REQUEST:
Leaving out the pictures, retype the lines from the beginning of the listing through the line containing "11430, 12080, 12630, 12830, 12840, 12840, 12850, 12960, 13220]".
* * * * *
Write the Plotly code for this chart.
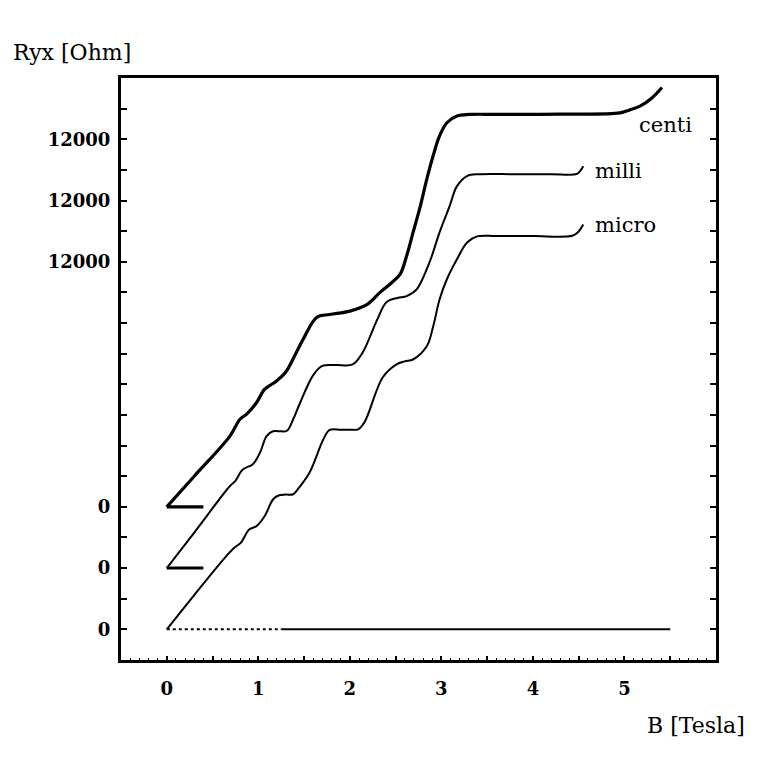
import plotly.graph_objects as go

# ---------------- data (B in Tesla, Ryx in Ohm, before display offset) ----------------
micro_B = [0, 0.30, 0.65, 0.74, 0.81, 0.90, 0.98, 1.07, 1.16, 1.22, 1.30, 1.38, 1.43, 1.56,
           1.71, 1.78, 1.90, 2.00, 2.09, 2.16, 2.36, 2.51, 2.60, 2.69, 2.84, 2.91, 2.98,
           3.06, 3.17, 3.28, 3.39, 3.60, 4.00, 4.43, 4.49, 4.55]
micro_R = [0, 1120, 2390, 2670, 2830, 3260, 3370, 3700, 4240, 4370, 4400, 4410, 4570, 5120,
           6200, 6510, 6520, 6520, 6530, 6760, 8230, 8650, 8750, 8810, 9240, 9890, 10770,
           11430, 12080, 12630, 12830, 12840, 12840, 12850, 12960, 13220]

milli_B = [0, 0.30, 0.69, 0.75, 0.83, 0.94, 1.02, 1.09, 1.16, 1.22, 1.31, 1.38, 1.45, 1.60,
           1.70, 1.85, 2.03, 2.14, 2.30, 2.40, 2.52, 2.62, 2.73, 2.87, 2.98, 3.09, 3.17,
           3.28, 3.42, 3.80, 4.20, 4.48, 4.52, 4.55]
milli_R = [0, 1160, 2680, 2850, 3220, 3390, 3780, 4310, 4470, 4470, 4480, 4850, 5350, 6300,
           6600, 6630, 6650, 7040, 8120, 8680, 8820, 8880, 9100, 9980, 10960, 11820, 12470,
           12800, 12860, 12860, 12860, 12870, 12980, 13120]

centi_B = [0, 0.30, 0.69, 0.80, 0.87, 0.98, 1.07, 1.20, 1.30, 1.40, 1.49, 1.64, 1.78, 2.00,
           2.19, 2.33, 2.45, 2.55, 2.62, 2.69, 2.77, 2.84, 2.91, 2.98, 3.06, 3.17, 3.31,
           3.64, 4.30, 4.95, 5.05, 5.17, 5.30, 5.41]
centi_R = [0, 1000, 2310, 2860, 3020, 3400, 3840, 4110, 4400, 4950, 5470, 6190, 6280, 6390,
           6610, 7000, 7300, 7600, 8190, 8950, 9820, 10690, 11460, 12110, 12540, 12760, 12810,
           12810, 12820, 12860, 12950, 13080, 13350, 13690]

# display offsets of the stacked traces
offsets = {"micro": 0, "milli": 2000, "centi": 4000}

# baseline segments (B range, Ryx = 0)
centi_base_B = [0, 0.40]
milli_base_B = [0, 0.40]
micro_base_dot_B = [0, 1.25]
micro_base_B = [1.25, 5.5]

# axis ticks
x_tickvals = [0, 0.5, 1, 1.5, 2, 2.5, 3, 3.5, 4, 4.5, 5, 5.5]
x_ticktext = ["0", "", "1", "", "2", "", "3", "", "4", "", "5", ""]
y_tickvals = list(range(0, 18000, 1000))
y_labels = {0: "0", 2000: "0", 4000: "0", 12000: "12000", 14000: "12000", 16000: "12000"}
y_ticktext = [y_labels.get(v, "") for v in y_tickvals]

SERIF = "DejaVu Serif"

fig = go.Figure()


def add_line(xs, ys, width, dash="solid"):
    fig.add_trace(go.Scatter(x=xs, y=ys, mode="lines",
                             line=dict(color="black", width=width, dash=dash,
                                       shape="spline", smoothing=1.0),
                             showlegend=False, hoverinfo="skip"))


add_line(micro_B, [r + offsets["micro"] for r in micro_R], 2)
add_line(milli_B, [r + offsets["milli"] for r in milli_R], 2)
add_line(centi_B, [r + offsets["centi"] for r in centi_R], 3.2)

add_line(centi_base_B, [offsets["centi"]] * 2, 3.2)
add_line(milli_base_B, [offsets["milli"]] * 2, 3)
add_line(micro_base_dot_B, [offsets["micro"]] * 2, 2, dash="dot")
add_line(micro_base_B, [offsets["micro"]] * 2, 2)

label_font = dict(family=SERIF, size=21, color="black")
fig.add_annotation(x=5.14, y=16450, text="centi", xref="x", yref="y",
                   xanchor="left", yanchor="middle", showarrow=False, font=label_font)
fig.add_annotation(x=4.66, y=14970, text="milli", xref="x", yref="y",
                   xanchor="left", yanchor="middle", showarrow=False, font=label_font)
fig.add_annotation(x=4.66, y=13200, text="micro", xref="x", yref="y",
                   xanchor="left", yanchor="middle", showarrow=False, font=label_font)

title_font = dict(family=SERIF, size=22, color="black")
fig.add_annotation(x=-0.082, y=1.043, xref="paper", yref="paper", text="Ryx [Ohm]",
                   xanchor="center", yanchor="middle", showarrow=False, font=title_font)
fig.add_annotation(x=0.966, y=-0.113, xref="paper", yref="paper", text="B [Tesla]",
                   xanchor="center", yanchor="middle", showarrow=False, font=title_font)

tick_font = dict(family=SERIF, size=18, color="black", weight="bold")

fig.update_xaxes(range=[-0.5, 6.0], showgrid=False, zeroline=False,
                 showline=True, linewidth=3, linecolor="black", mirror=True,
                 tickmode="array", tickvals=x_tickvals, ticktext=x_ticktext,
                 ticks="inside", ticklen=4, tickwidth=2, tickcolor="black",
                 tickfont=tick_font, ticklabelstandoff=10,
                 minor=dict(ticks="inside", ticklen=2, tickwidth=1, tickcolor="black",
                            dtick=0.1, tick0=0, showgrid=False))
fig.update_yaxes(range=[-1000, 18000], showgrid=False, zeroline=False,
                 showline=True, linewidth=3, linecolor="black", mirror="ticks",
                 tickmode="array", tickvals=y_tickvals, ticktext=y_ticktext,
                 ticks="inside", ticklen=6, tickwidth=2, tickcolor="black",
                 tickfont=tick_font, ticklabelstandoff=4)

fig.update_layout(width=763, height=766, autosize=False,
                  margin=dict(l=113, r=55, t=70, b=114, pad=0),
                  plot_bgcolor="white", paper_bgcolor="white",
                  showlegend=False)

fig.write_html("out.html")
* * * * *
EXPECTED ANSWER:
Write the Plotly code for this chart.
import plotly.graph_objects as go

# ---------------- data (B in Tesla, Ryx in Ohm, before display offset) ----------------
micro_B = [0, 0.30, 0.65, 0.74, 0.81, 0.90, 0.98, 1.07, 1.16, 1.22, 1.30, 1.38, 1.43, 1.56,
           1.71, 1.78, 1.90, 2.00, 2.09, 2.16, 2.36, 2.51, 2.60, 2.69, 2.84, 2.91, 2.98,
           3.06, 3.17, 3.28, 3.39, 3.60, 4.00, 4.43, 4.49, 4.55]
micro_R = [0, 1120, 2390, 2670, 2830, 3260, 3370, 3700, 4240, 4370, 4400, 4410, 4570, 5120,
           6200, 6510, 6520, 6520, 6530, 6760, 8230, 8650, 8750, 8810, 9240, 9890, 10770,
           11430, 12080, 12630, 12830, 12840, 12840, 12850, 12960, 13220]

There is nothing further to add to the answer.